● Information shown:
↓

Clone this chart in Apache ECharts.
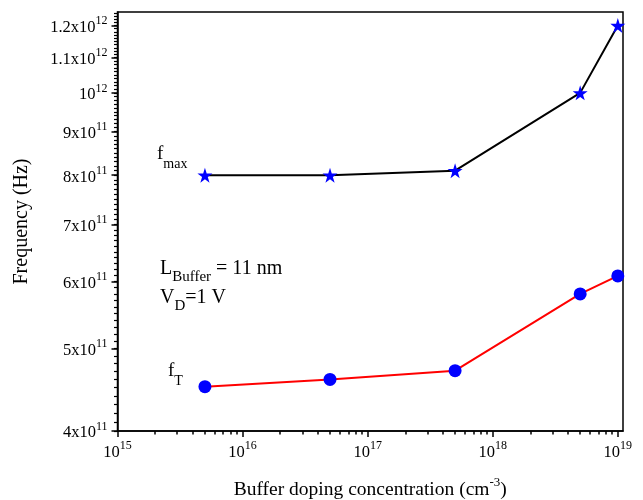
<!DOCTYPE html>
<html>
<head>
<meta charset="utf-8">
<script src="https://cdn.jsdelivr.net/npm/echarts@6/dist/echarts.min.js"></script>
<style>html,body{margin:0;padding:0;background:#fff;}#chart{width:643px;height:500px;}</style>
</head>
<body>
<div id="chart"></div>
<script>
// Data
const dopingValues = [5e15, 5e16, 5e17, 5e18, 1e19];
const fmaxValues = [8.0e11, 8.0e11, 8.1e11, 1.0e12, 1.2e12];
const ftValues = [4.51e11, 4.60e11, 4.71e11, 5.80e11, 6.09e11];
const xTickLabels = [1e15, 1e16, 1e17, 1e18, 1e19];
const yTickLabels = [4e11, 5e11, 6e11, 7e11, 8e11, 9e11, 1e12, 1.1e12, 1.2e12];
const xRange = [1e15, 1.1e19];
const yRange = [4e11, 1.245e12];

const FONT = '"Liberation Serif", "Times New Roman", serif';
const lg = Math.log10;

// minor ticks
const xMinor = [];
for (let d = 15; d < 19; d++) for (let k = 2; k <= 9; k++) xMinor.push(lg(k) + d);
const yMinor = [];
for (let v = 40; v <= 124; v++) yMinor.push(lg(v * 1e10));

function fmtPow(value) {
  const e = Math.floor(value + 1e-9);
  const m = Math.round(Math.pow(10, value - e) * 10) / 10;
  if (Math.abs(m - 1) < 1e-6) return '{b|10}{sup|' + e + '}';
  return '{b|' + m + 'x10}{sup|' + e + '}';
}
const richLabel = {
  b: { fontFamily: FONT, fontSize: 16.5, color: '#000', lineHeight: 21, verticalAlign: 'bottom' },
  sup: { fontFamily: FONT, fontSize: 12, color: '#000', lineHeight: 21, verticalAlign: 'top' }
};

const chart = echarts.init(document.getElementById('chart'), null, { renderer: 'canvas' });
const gridOpt = { left: 117.5, right: 20, top: 12, bottom: 69, show: true, borderColor: '#000', borderWidth: 1.5, backgroundColor: 'transparent', containLabel: false, outerBoundsMode: 'none' };

const option = {
  animation: false,
  backgroundColor: '#fff',
  grid: gridOpt,
  xAxis: [
    {
      type: 'value', min: lg(xRange[0]), max: lg(xRange[1]),
      axisLine: { show: true, lineStyle: { color: '#000', width: 1.5 } },
      axisTick: { show: true, customValues: xTickLabels.map(lg), length: 6, lineStyle: { color: '#000', width: 1.5 } },
      axisLabel: { customValues: xTickLabels.map(lg), formatter: fmtPow, rich: richLabel, margin: 9 },
      splitLine: { show: false },
      name: '{b|Buffer doping concentration (cm}{sup|-3}{b|)}',
      nameLocation: 'middle', nameGap: 45,
      nameTextStyle: { rich: {
        b: { fontFamily: FONT, fontSize: 19.5, color: '#000', lineHeight: 24, verticalAlign: 'bottom' },
        sup: { fontFamily: FONT, fontSize: 13, color: '#000', lineHeight: 24, verticalAlign: 'top' }
      } }
    },
    {
      type: 'value', min: lg(xRange[0]), max: lg(xRange[1]), position: 'bottom',
      axisLine: { show: false },
      axisTick: { show: true, customValues: xMinor, length: 3.5, lineStyle: { color: '#000', width: 1.5 } },
      axisLabel: { show: false },
      splitLine: { show: false }
    }
  ],
  yAxis: [
    {
      type: 'value', min: lg(yRange[0]), max: lg(yRange[1]),
      axisLine: { show: true, lineStyle: { color: '#000', width: 1.5 } },
      axisTick: { show: true, customValues: yTickLabels.map(lg), length: 6, lineStyle: { color: '#000', width: 1.5 } },
      axisLabel: { customValues: yTickLabels.map(lg), formatter: fmtPow, rich: richLabel, margin: 10 },
      splitLine: { show: false },
      name: 'Frequency (Hz)', nameLocation: 'middle', nameGap: 86, nameRotate: 90,
      nameTextStyle: { fontFamily: FONT, fontSize: 20, color: '#000' }
    },
    {
      type: 'value', min: lg(yRange[0]), max: lg(yRange[1]), position: 'left',
      axisLine: { show: false },
      axisTick: { show: true, customValues: yMinor, length: 3.5, lineStyle: { color: '#000', width: 1.2 } },
      axisLabel: { show: false },
      splitLine: { show: false }
    }
  ],
  series: [
    {
      name: 'fmax', type: 'line',
      data: dopingValues.map((x, i) => [lg(x), lg(fmaxValues[i])]),
      lineStyle: { color: '#000', width: 2 },
      symbol: 'path://M50,0 L61.2,35.4 L98,35.4 L68.2,57.3 L79.4,92 L50,70.6 L20.6,92 L31.8,57.3 L2,35.4 L38.8,35.4 Z',
      symbolSize: 15,
      itemStyle: { color: '#0000ff' },
      z: 3
    },
    {
      name: 'fT', type: 'line',
      data: dopingValues.map((x, i) => [lg(x), lg(ftValues[i])]),
      lineStyle: { color: '#ff0000', width: 2 },
      symbol: 'circle', symbolSize: 13,
      itemStyle: { color: '#0000ff' },
      z: 3
    }
  ],
  graphic: [
    { type: 'text', x: 157, y: 145, style: { text: '{b|f}{s|max}', rich: {
      b: { fontFamily: FONT, fontSize: 19, color: '#000', lineHeight: 22, verticalAlign: 'top' },
      s: { fontFamily: FONT, fontSize: 14, color: '#000', lineHeight: 22, verticalAlign: 'bottom', padding: [0, 0, -4, 0] } } } },
    { type: 'text', x: 160, y: 259, style: { text: '{b|L}{s|Buffer}{b| = 11 nm}', rich: {
      b: { fontFamily: FONT, fontSize: 20, color: '#000', lineHeight: 22, verticalAlign: 'top' },
      s: { fontFamily: FONT, fontSize: 15, color: '#000', lineHeight: 22, verticalAlign: 'bottom', padding: [0, 0, -4, 0] } } } },
    { type: 'text', x: 160, y: 288, style: { text: '{b|V}{s|D}{b|=1 V}', rich: {
      b: { fontFamily: FONT, fontSize: 20, color: '#000', lineHeight: 22, verticalAlign: 'top' },
      s: { fontFamily: FONT, fontSize: 15, color: '#000', lineHeight: 22, verticalAlign: 'bottom', padding: [0, 0, -4, 0] } } } },
    { type: 'text', x: 168, y: 362, style: { text: '{b|f}{s|T}', rich: {
      b: { fontFamily: FONT, fontSize: 19, color: '#000', lineHeight: 22, verticalAlign: 'top' },
      s: { fontFamily: FONT, fontSize: 14, color: '#000', lineHeight: 22, verticalAlign: 'bottom', padding: [0, 0, -4, 0] } } } }
  ]
};
chart.setOption(option);
</script>
</body>
</html>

↑

● Set task: Transcribe the material as is, with images omitted.

● The reply:
Clone this chart in Apache ECharts.
<!DOCTYPE html>
<html>
<head>
<meta charset="utf-8">
<script src="https://cdn.jsdelivr.net/npm/echarts@6/dist/echarts.min.js"></script>
<style>html,body{margin:0;padding:0;background:#fff;}#chart{width:643px;height:500px;}</style>
</head>
<body>
<div id="chart"></div>
<script>
// Data
const dopingValues = [5e15, 5e16, 5e17, 5e18, 1e19];
const fmaxValues = [8.0e11, 8.0e11, 8.1e11, 1.0e12, 1.2e12];
const ftValues = [4.51e11, 4.60e11, 4.71e11, 5.80e11, 6.09e11];
const xTickLabels = [1e15, 1e16, 1e17, 1e18, 1e19];
const yTickLabels = [4e11, 5e11, 6e11, 7e11, 8e11, 9e11, 1e12, 1.1e12, 1.2e12];
const xRange = [1e15, 1.1e19];
const yRange = [4e11, 1.245e12];

const FONT = '"Liberation Serif", "Times New Roman", serif';
const lg = Math.log10;

// minor ticks
const xMinor = [];
for (let d = 15; d < 19; d++) for (let k = 2; k <= 9; k++) xMinor.push(lg(k) + d);
const yMinor = [];
for (let v = 40; v <= 124; v++) yMinor.push(lg(v * 1e10));

function fmtPow(value) {
  const e = Math.floor(value + 1e-9);
  const m = Math.round(Math.pow(10, value - e) * 10) / 10;
  if (Math.abs(m - 1) < 1e-6) return '{b|10}{sup|' + e + '}';
  return '{b|' + m + 'x10}{sup|' + e + '}';
}
const richLabel = {
  b: { fontFamily: FONT, fontSize: 16.5, color: '#000', lineHeight: 21, verticalAlign: 'bottom' },
  sup: { fontFamily: FONT, fontSize: 12, color: '#000', lineHeight: 21, verticalAlign: 'top' }
};

const chart = echarts.init(document.getElementById('chart'), null, { renderer: 'canvas' });
const gridOpt = { left: 117.5, right: 20, top: 12, bottom: 69, show: true, borderColor: '#000', borderWidth: 1.5, backgroundColor: 'transparent', containLabel: false, outerBoundsMode: 'none' };

const option = {
  animation: false,
  backgroundColor: '#fff',
  grid: gridOpt,
  xAxis: [
    {
      type: 'value', min: lg(xRange[0]), max: lg(xRange[1]),
      axisLine: { show: true, lineStyle: { color: '#000', width: 1.5 } },
      axisTick: { show: true, customValues: xTickLabels.map(lg), length: 6, lineStyle: { color: '#000', width: 1.5 } },
      axisLabel: { customValues: xTickLabels.map(lg), formatter: fmtPow, rich: richLabel, margin: 9 },
      splitLine: { show: false },
      name: '{b|Buffer doping concentration (cm}{sup|-3}{b|)}',
      nameLocation: 'middle', nameGap: 45,
      nameTextStyle: { rich: {
        b: { fontFamily: FONT, fontSize: 19.5, color: '#000', lineHeight: 24, verticalAlign: 'bottom' },
        sup: { fontFamily: FONT, fontSize: 13, color: '#000', lineHeight: 24, verticalAlign: 'top' }
      } }
    },
    {
      type: 'value', min: lg(xRange[0]), max: lg(xRange[1]), position: 'bottom',
      axisLine: { show: false },
      axisTick: { show: true, customValues: xMinor, length: 3.5, lineStyle: { color: '#000', width: 1.5 } },
      axisLabel: { show: false },
      splitLine: { show: false }
    }
  ],
  yAxis: [
    {
      type: 'value', min: lg(yRange[0]), max: lg(yRange[1]),
      axisLine: { show: true, lineStyle: { color: '#000', width: 1.5 } },
      axisTick: { show: true, customValues: yTickLabels.map(lg), length: 6, lineStyle: { color: '#000', width: 1.5 } },
      axisLabel: { customValues: yTickLabels.map(lg), formatter: fmtPow, rich: richLabel, margin: 10 },
      splitLine: { show: false },
      name: 'Frequency (Hz)', nameLocation: 'middle', nameGap: 86, nameRotate: 90,
      nameTextStyle: { fontFamily: FONT, fontSize: 20, color: '#000' }
    },
    {
      type: 'value', min: lg(yRange[0]), max: lg(yRange[1]), position: 'left',
      axisLine: { show: false },
      axisTick: { show: true, customValues: yMinor, length: 3.5, lineStyle: { color: '#000', width: 1.2 } },
      axisLabel: { show: false },
      splitLine: { show: false }
    }
  ],
  series: [
    {
      name: 'fmax', type: 'line',
      data: dopingValues.map((x, i) => [lg(x), lg(fmaxValues[i])]),
      lineStyle: { color: '#000', width: 2 },
      symbol: 'path://M50,0 L61.2,35.4 L98,35.4 L68.2,57.3 L79.4,92 L50,70.6 L20.6,92 L31.8,57.3 L2,35.4 L38.8,35.4 Z',
      symbolSize: 15,
      itemStyle: { color: '#0000ff' },
      z: 3
    },
    {
      name: 'fT', type: 'line',
      data: dopingValues.map((x, i) => [lg(x), lg(ftValues[i])]),
      lineStyle: { color: '#ff0000', width: 2 },
      symbol: 'circle', symbolSize: 13,
      itemStyle: { color: '#0000ff' },
      z: 3
    }
  ],
  graphic: [
    { type: 'text', x: 157, y: 145, style: { text: '{b|f}{s|max}', rich: {
      b: { fontFamily: FONT, fontSize: 19, color: '#000', lineHeight: 22, verticalAlign: 'top' },
      s: { fontFamily: FONT, fontSize: 14, color: '#000', lineHeight: 22, verticalAlign: 'bottom', padding: [0, 0, -4, 0] } } } },
    { type: 'text', x: 160, y: 259, style: { text: '{b|L}{s|Buffer}{b| = 11 nm}', rich: {
      b: { fontFamily: FONT, fontSize: 20, color: '#000', lineHeight: 22, verticalAlign: 'top' },
      s: { fontFamily: FONT, fontSize: 15, color: '#000', lineHeight: 22, verticalAlign: 'bottom', padding: [0, 0, -4, 0] } } } },
    { type: 'text', x: 160, y: 288, style: { text: '{b|V}{s|D}{b|=1 V}', rich: {
      b: { fontFamily: FONT, fontSize: 20, color: '#000', lineHeight: 22, verticalAlign: 'top' },
      s: { fontFamily: FONT, fontSize: 15, color: '#000', lineHeight: 22, verticalAlign: 'bottom', padding: [0, 0, -4, 0] } } } },
    { type: 'text', x: 168, y: 362, style: { text: '{b|f}{s|T}', rich: {
      b: { fontFamily: FONT, fontSize: 19, color: '#000', lineHeight: 22, verticalAlign: 'top' },
      s: { fontFamily: FONT, fontSize: 14, color: '#000', lineHeight: 22, verticalAlign: 'bottom', padding: [0, 0, -4, 0] } } } }
  ]
};
chart.setOption(option);
</script>
</body>
</html>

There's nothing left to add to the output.